What are AMMs and why are they important in blockchain?

Automated Market Makers (AMMs) are protocols that allow digital assets to be traded in an automated manner without needing a traditional buyer and seller to agree on a price. They are pivotal in decentralized finance (DeFi) as they enable liquidity and trades to happen seamlessly, contributing to the overall efficiency and vitality of the cryptocurrency markets.

Why does Solana's blockchain technology matter for the evolution of AMMs?

Solana's blockchain offers high-speed and low-cost transactions. This allows for the development and implementation of more complex and computationally intensive AMM designs without incurring prohibitive costs or performance issues.
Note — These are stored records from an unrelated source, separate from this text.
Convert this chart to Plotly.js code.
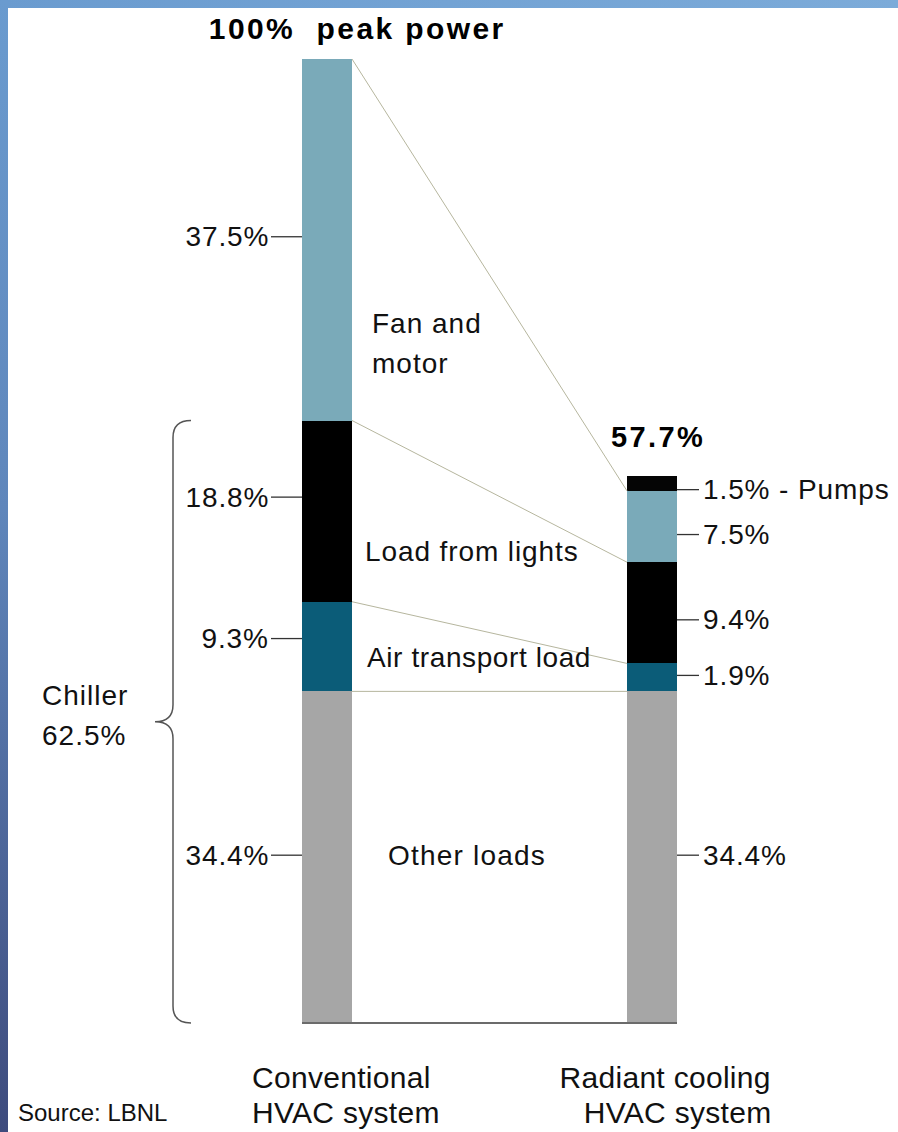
<!DOCTYPE html>
<html>
<head>
<meta charset="utf-8">
<script src="https://cdn.plot.ly/plotly-3.0.1.min.js"></script>
<style>
html,body{margin:0;padding:0;background:#fff;}
#chart{
  width:898px;height:1132px;
  background:
    linear-gradient(#ffffff,#ffffff) 8px 8px / calc(100% - 8px) calc(100% - 8px) no-repeat,
    linear-gradient(to bottom,#6a9bcf 0%,#5f86bb 45%,#3e4b7d 100%) 0 0 / 8px 100% no-repeat,
    linear-gradient(to right,#6a9bcf,#7cabd9) 0 0 / 100% 8px no-repeat;
}
</style>
</head>
<body>
<div id="chart"></div>
<script>
// ---------------- data ----------------
const systems = ['Conventional HVAC system', 'Radiant cooling HVAC system'];
const xPos = [0, 1];
const components = ['Other loads', 'Air transport load', 'Load from lights', 'Fan and motor', 'Pumps'];
const conventional = [34.4, 9.3, 18.8, 37.5, 0];
const radiant = [34.4, 2.9, 10.5, 7.4, 1.5];
const convLabels = ['34.4%', '9.3%', '18.8%', '37.5%'];
const radLabels = ['34.4%', '1.9%', '9.4%', '7.5%', '1.5% - Pumps'];
const convTotalLabel = '100%\u00a0 peak power';
const radTotalLabel = '57.7%';
const chillerLabel = ['Chiller', '62.5%'];
const sourceLabel = 'Source: LBNL';

// ---------------- styles / geometry ----------------
const colors = ['#a6a6a6', '#0b5c78', '#000000', '#7aaab9', '#050505'];
const W = 898, H = 1132;
const X0 = 327, XS = 325;     // pixel of x=0, pixels per x unit
const Y0 = 1023, YS = 9.64;   // pixel of y=0, pixels per percent
const xd = px => (px - X0) / XS;
const yd = py => (Y0 - py) / YS;
const barW = 50 / XS;
const FONT = 'Liberation Sans, Arial, sans-serif';
const convNudge = [2, 8, 14, 3];        // px, label fine-tuning
const radNudge = [2, 2, -7, -8, -6];

const cum = arr => { let s = 0; return arr.map(v => (s += v)); };
const cConv = cum(conventional);
const cRad = cum(radiant);

const traces = [];
// connector lines between matching segment tops
for (let k = 0; k < 4; k++) {
  traces.push({
    type: 'scatter', mode: 'lines', hoverinfo: 'skip',
    x: [xPos[0] + barW / 2, xPos[1] - barW / 2],
    y: [cConv[k], cRad[k]],
    line: {color: '#b6b69e', width: 1}
  });
}
// stacked bars
components.forEach((name, i) => {
  traces.push({
    type: 'bar', name: name,
    x: xPos, y: [conventional[i], radiant[i]],
    width: barW,
    marker: {color: colors[i], line: {width: 0}},
    hoverinfo: 'skip'
  });
});
// baseline
traces.push({
  type: 'scatter', mode: 'lines', hoverinfo: 'skip',
  x: [xPos[0] - barW / 2, xPos[1] + barW / 2], y: [0, 0],
  line: {color: '#6b6b6b', width: 2}
});

const shapes = [];
const annotations = [];
const spacing = [];
function addText(text, x, y, opts, ls) {
  annotations.push(Object.assign({
    text: text, x: x, y: y, xref: 'x', yref: 'y', showarrow: false,
    yanchor: 'middle', font: {family: FONT, size: 28, color: '#111'}
  }, opts));
  spacing.push(ls);
}

// left value labels with ticks
let start = 0;
convLabels.forEach((lab, i) => {
  const mid = start + conventional[i] / 2 + convNudge[i] / YS;
  start += conventional[i];
  shapes.push({type: 'line', xref: 'x', yref: 'y', x0: xd(271), x1: xPos[0] - barW / 2, y0: mid, y1: mid,
    line: {color: '#333', width: 1.3}});
  addText(lab, xd(271), mid, {xanchor: 'right', align: 'right'}, '0.9px');
});
// right value labels with ticks
start = 0;
radLabels.forEach((lab, i) => {
  const mid = start + radiant[i] / 2 + radNudge[i] / YS;
  start += radiant[i];
  shapes.push({type: 'line', xref: 'x', yref: 'y', x0: xPos[1] + barW / 2, x1: xd(699), y0: mid, y1: mid,
    line: {color: '#333', width: 1.3}});
  addText(lab, xd(701), mid, {xanchor: 'left', align: 'left'}, '0.9px');
});

// totals
addText(convTotalLabel, xd(357), yd(28), {xanchor: 'center', font: {family: FONT, size: 30, color: '#000', weight: 'bold'}}, '2.4px');
addText(radTotalLabel, xd(658), yd(437), {xanchor: 'center', font: {family: FONT, size: 29, color: '#000', weight: 'bold'}}, '2.4px');

// component names between bars
addText('Fan and', xd(370), yd(323), {xanchor: 'left', align: 'left'}, '1px');
addText('motor', xd(370), yd(363), {xanchor: 'left', align: 'left'}, '1px');
addText(components[2], xd(363), yd(551), {xanchor: 'left', align: 'left'}, '0.9px');
addText(components[1], xd(365), yd(657), {xanchor: 'left', align: 'left'}, '0.6px');
addText(components[0], xd(386), yd(855), {xanchor: 'left', align: 'left'}, '1.2px');

// chiller brace
const chillerTop = cConv[2];
const yT = Y0 - chillerTop * YS, yB = Y0, yM = (yT + yB) / 2;
const xE = 191, xS = 173, xT = 155;
const P = (px, py) => xd(px) + ',' + yd(py);
shapes.push({
  type: 'path', xref: 'x', yref: 'y',
  path: 'M' + P(xE, yT) + ' Q' + P(xS, yT) + ' ' + P(xS, yT + 17) +
        ' L' + P(xS, yM - 17) + ' Q' + P(xS, yM) + ' ' + P(xT, yM) +
        ' Q' + P(xS, yM) + ' ' + P(xS, yM + 17) +
        ' L' + P(xS, yB - 17) + ' Q' + P(xS, yB) + ' ' + P(xE, yB),
  line: {color: '#555', width: 1.5}
});
addText(chillerLabel[0], xd(40), yd(695), {xanchor: 'left', align: 'left'}, '1px');
addText(chillerLabel[1], xd(40), yd(735), {xanchor: 'left', align: 'left'}, '1px');

// system names
const convName = ['Conventional', 'HVAC system'];
const radName = ['Radiant cooling', 'HVAC system'];
addText(convName[0], xd(250), yd(1077), {xanchor: 'left', align: 'left', font: {family: FONT, size: 30, color: '#111'}}, '0.3px');
addText(convName[1], xd(250), yd(1112), {xanchor: 'left', align: 'left', font: {family: FONT, size: 30, color: '#111'}}, '0.3px');
addText(radName[0], xd(773), yd(1077), {xanchor: 'right', align: 'right', font: {family: FONT, size: 30, color: '#111'}}, '0.3px');
addText(radName[1], xd(773), yd(1112), {xanchor: 'right', align: 'right', font: {family: FONT, size: 30, color: '#111'}}, '0.3px');
addText(sourceLabel, xd(16), yd(1112), {xanchor: 'left', align: 'left', font: {family: FONT, size: 24, color: '#111'}}, '0px');

const layout = {
  width: W, height: H,
  margin: {l: 0, r: 0, t: 0, b: 0, pad: 0},
  paper_bgcolor: 'rgba(0,0,0,0)', plot_bgcolor: 'rgba(0,0,0,0)',
  showlegend: false,
  barmode: 'stack',
  xaxis: {range: [-X0 / XS, (W - X0) / XS], visible: false, fixedrange: true},
  yaxis: {range: [-(H - Y0) / YS, Y0 / YS], visible: false, fixedrange: true},
  shapes: shapes,
  annotations: annotations
};

Plotly.newPlot('chart', traces, layout, {displayModeBar: false, staticPlot: true}).then(() => {
  const groups = document.querySelectorAll('#chart .annotation');
  groups.forEach((g, i) => {
    const t = g.querySelector('.annotation-text');
    if (t && spacing[i]) t.style.letterSpacing = spacing[i];
  });
});
</script>
</body>
</html>
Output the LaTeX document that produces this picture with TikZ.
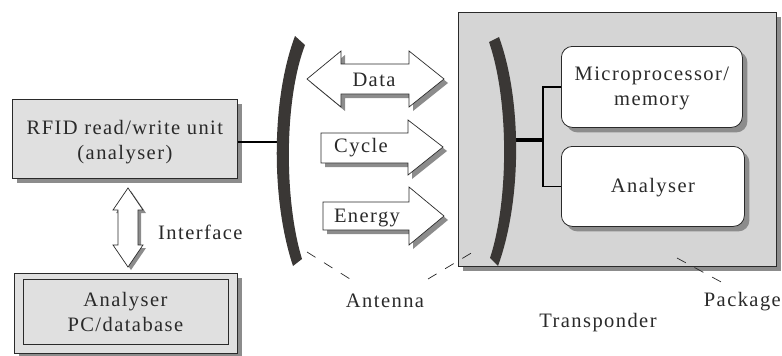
\documentclass[tikz,border=0pt]{standalone}
\usepackage{fontspec}
\setmainfont{Liberation Serif}[LetterSpace=7]
\usetikzlibrary{shadows}
\definecolor{boxfill}{HTML}{E0E0E0}
\definecolor{shadowc}{HTML}{8C8C8C}
\definecolor{ink}{HTML}{2A2A2A}
\definecolor{antc}{HTML}{3A3735}
\tikzset{
  txt/.style={font=\fontsize{20.5}{25}\selectfont, text=ink, align=center, inner sep=0pt},
  graybox/.style={draw=ink, line width=0.8pt, fill=boxfill, anchor=north west,
    general shadow={fill=shadowc, shadow xshift=5pt, shadow yshift=-5pt}},
  roundbox/.style={draw=ink, line width=0.8pt, fill=white, rounded corners=11pt, anchor=north west,
    general shadow={fill=shadowc, shadow xshift=5pt, shadow yshift=-5pt}},
  arrowbox/.style={draw=ink, line width=0.7pt, fill=white, line join=miter},
  arrowshadow/.style={fill=shadowc},
  antenna/.style={fill=antc},
  wire/.style={draw=black, line width=2pt},
  thickwire/.style={draw=black, line width=3.4pt},
  leader/.style={draw=ink, line width=0.7pt, dash pattern=on 10pt off 10pt},
}
\begin{document}
\begin{tikzpicture}[x=1pt,y=-1pt]
\useasboundingbox (0,0) rectangle (782,356);

% left antenna
\coordinate (antL) at (282,142);
\node[graybox, minimum width=225pt, minimum height=79pt] (rfid) at (12,99) {};
\node[txt] (rfidtxt) at ([yshift=-3pt]rfid.center) {RFID read/write unit\\(analyser)};
\draw[wire] (rfid.east |- antL) -- (antL);
\fill[antenna] (295,36) .. controls (271,100) and (271,200) .. (293,266) -- (302,259) .. controls (284,200) and (284,100) .. (305,45) -- cycle;

% PC box
\node[graybox, minimum width=223pt, minimum height=80pt] (pc) at (14,273) {};
\node[draw=ink, line width=0.8pt, minimum width=205pt, minimum height=65pt, inner sep=0pt] (pcin) at ([xshift=-0.5pt,yshift=2pt]pc.center) {};
\node[txt] (pctxt) at ([yshift=-1pt]pcin.center) {Analyser\\PC/database};

% interface arrow
\path[arrowshadow, shift={(3,3)}] (128,188) -- (143,210) -- (138,210) -- (138,245) -- (143,245) -- (128,267) -- (113,245) -- (118,245) -- (118,210) -- (113,210) -- cycle;
\draw[arrowbox] (128,188) -- (143,210) -- (138,210) -- (138,245) -- (143,245) -- (128,267) -- (113,245) -- (118,245) -- (118,210) -- (113,210) -- cycle;
\node[txt, anchor=west] (iface) at (158,232) {Interface};

% Data arrow
\path[arrowshadow, shift={(4,4)}] (307,79) -- (341,51) -- (341,64) -- (409,64) -- (409,51) -- (444,79) -- (409,107) -- (409,94) -- (341,94) -- (341,107) -- cycle;
\draw[arrowbox] (307,79) -- (341,51) -- (341,64) -- (409,64) -- (409,51) -- (444,79) -- (409,107) -- (409,94) -- (341,94) -- (341,107) -- cycle;
\node[txt] (data) at (374,80) {Data};

% Cycle arrow
\path[arrowshadow, shift={(4,4)}] (321,133) -- (408,133) -- (408,120) -- (443,147) -- (408,175) -- (408,163) -- (321,163) -- cycle;
\draw[arrowbox] (321,133) -- (408,133) -- (408,120) -- (443,147) -- (408,175) -- (408,163) -- (321,163) -- cycle;
\node[txt] (cycle) at (361,148) {Cycle};

% Energy arrow
\path[arrowshadow, shift={(4,4)}] (323,202) -- (409,202) -- (409,187) -- (444,216) -- (409,245) -- (409,230) -- (323,230) -- cycle;
\draw[arrowbox] (323,202) -- (409,202) -- (409,187) -- (444,216) -- (409,245) -- (409,230) -- (323,230) -- cycle;
\node[txt] (energy) at (367,218) {Energy};

% Package
\node[graybox, fill=boxfill!95!black, minimum width=318pt, minimum height=254pt] (pkg) at (458,12) {};
\node[roundbox, minimum width=181pt, minimum height=81pt] (micro) at (561,46) {};
\node[txt] (microtxt) at ([yshift=-2pt]micro.center) {Microprocessor/\\memory};
\node[roundbox, minimum width=183pt, minimum height=80pt] (anal) at (561,146) {};
\node[txt] (analtxt) at ([yshift=-1pt]anal.center) {Analyser};

\coordinate (antR) at (512,140);
\coordinate (br) at (543,140);
\draw[thickwire] (antR) -- (br);
\draw[wire, line width=1.6pt] (micro.west) -| (br) |- (anal.west);
\fill[antenna] (489,42) .. controls (509,100) and (509,200) .. (490,258) -- (498,266) .. controls (522,200) and (522,100) .. (499,37) -- cycle;

% labels and leaders
\node[txt] (antlab) at (385,301) {Antenna};
\coordinate (la1) at (307,252);
\coordinate (la2) at (350,279);
\coordinate (ra1) at (428,279);
\coordinate (ra2) at (473,252);
\draw[leader] (la1) -- (la2);
\draw[leader] (ra1) -- (ra2);
\node[txt, anchor=east] (pkglab) at (781,302) {Package};
\coordinate (pl1) at (677,258);
\coordinate (pl2) at (723,283);
\draw[leader] (pl1) -- (pl2);
\node[txt] (translab) at (598,323) {Transponder};
\end{tikzpicture}
\end{document}
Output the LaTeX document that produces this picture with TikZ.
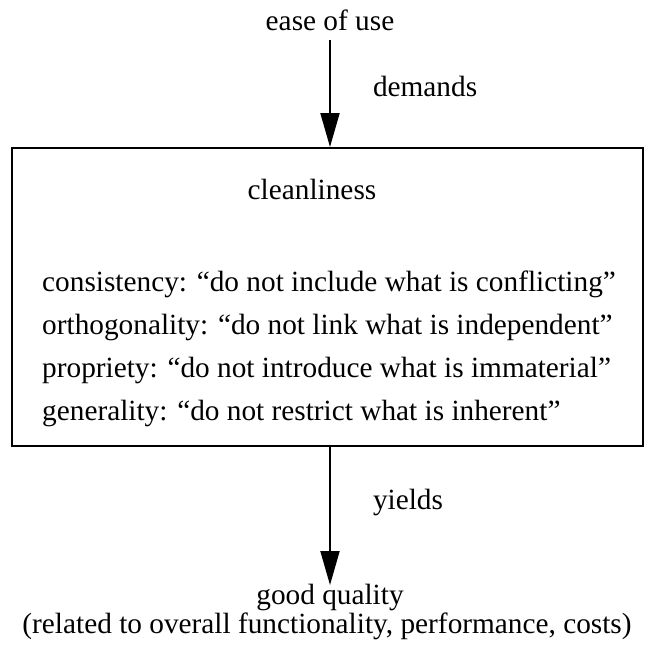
\documentclass[tikz,border=0pt]{standalone}
\usepackage{fontspec}
\setmainfont{Liberation Serif}
\usetikzlibrary{arrows.meta}
\begin{document}
\begin{tikzpicture}[x=1pt,y=-1pt,
  lbl/.style={inner sep=0pt,font=\fontsize{29.3}{34}\selectfont},
  frame/.style={draw,line width=2pt,inner sep=0pt},
  flow/.style={line width=2pt,-{Triangle[length=34pt,width=19pt]}}]
\useasboundingbox (0,0) rectangle (653,646);
% top concept
\node[lbl,anchor=base] (ease) at (330,30) {ease of use};
% central box with its principles
\node[frame,minimum width=631pt,minimum height=298pt] (box) at (327.5,297) {};
\node[lbl,anchor=base] (clean) at (312,199) {cleanliness};
\node[lbl,anchor=base west] (p1) at (42,291) {consistency: “do not include what is conflicting”};
\node[lbl,anchor=base west] (p2) at (42,334) {orthogonality: “do not link what is independent”};
\node[lbl,anchor=base west] (p3) at (42,377) {propriety: “do not introduce what is immaterial”};
\node[lbl,anchor=base west] (p4) at (42,420) {generality: “do not restrict what is inherent”};
% outcome
\node[lbl,anchor=base] (good) at (330,604) {good quality};
\node[lbl,anchor=base] (rel) at (327,633) {(related to overall functionality, performance, costs)};
% connectors
\coordinate (t0) at (330,40);
\draw[flow] (t0) -- (t0 |- box.north) node[lbl,midway,anchor=base west,xshift=42pt,yshift=-3pt] (dem) {demands};
\coordinate (b1) at (330,585);
\draw[flow] (b1 |- box.south) -- (b1) node[lbl,midway,anchor=base west,xshift=42pt,yshift=7pt] (yl) {yields};
\end{tikzpicture}
\end{document}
It creates space for innovation in market making that isn't possible on other more congested or expensive blockchains.

What is impermanent loss, and how do new AMM designs aim to address this?

Impermanent loss occurs when the price of tokens in an AMM pool changes compared to when they were deposited, potentially leading to a loss when providers withdraw their liquidity. New AMM designs aim to minimize this risk by improving capital efficiency and allowing the liquidity to adjust based on market conditions. Interconnected markets and smart use of on-chain data can help prevent such losses by keeping the prices in the pools more aligned with the actual market prices.

How does the Tachyon Math library improve Solana’s AMM mechanisms?

The Tachyon Math library significantly reduces the compute cost required for complex mathematical functions necessary in advanced AMM mechanisms. By doing so, it enables the use of sophisticated equations in market making that would otherwise be too expensive to run on-chain due to high gas fees.

Why might interconnected markets be a game-changer for automated market making?

Interconnected markets facilitate information sharing between different pools, allowing them to update their prices in response to changes in the wider market quickly. This reduces the chance for arbitrage, which occurs when traders exploit price differences between markets to make a profit, causing liquidity providers to potentially incur losses. This strategy could result in more stable markets and fairer outcomes for both liquidity providers and traders.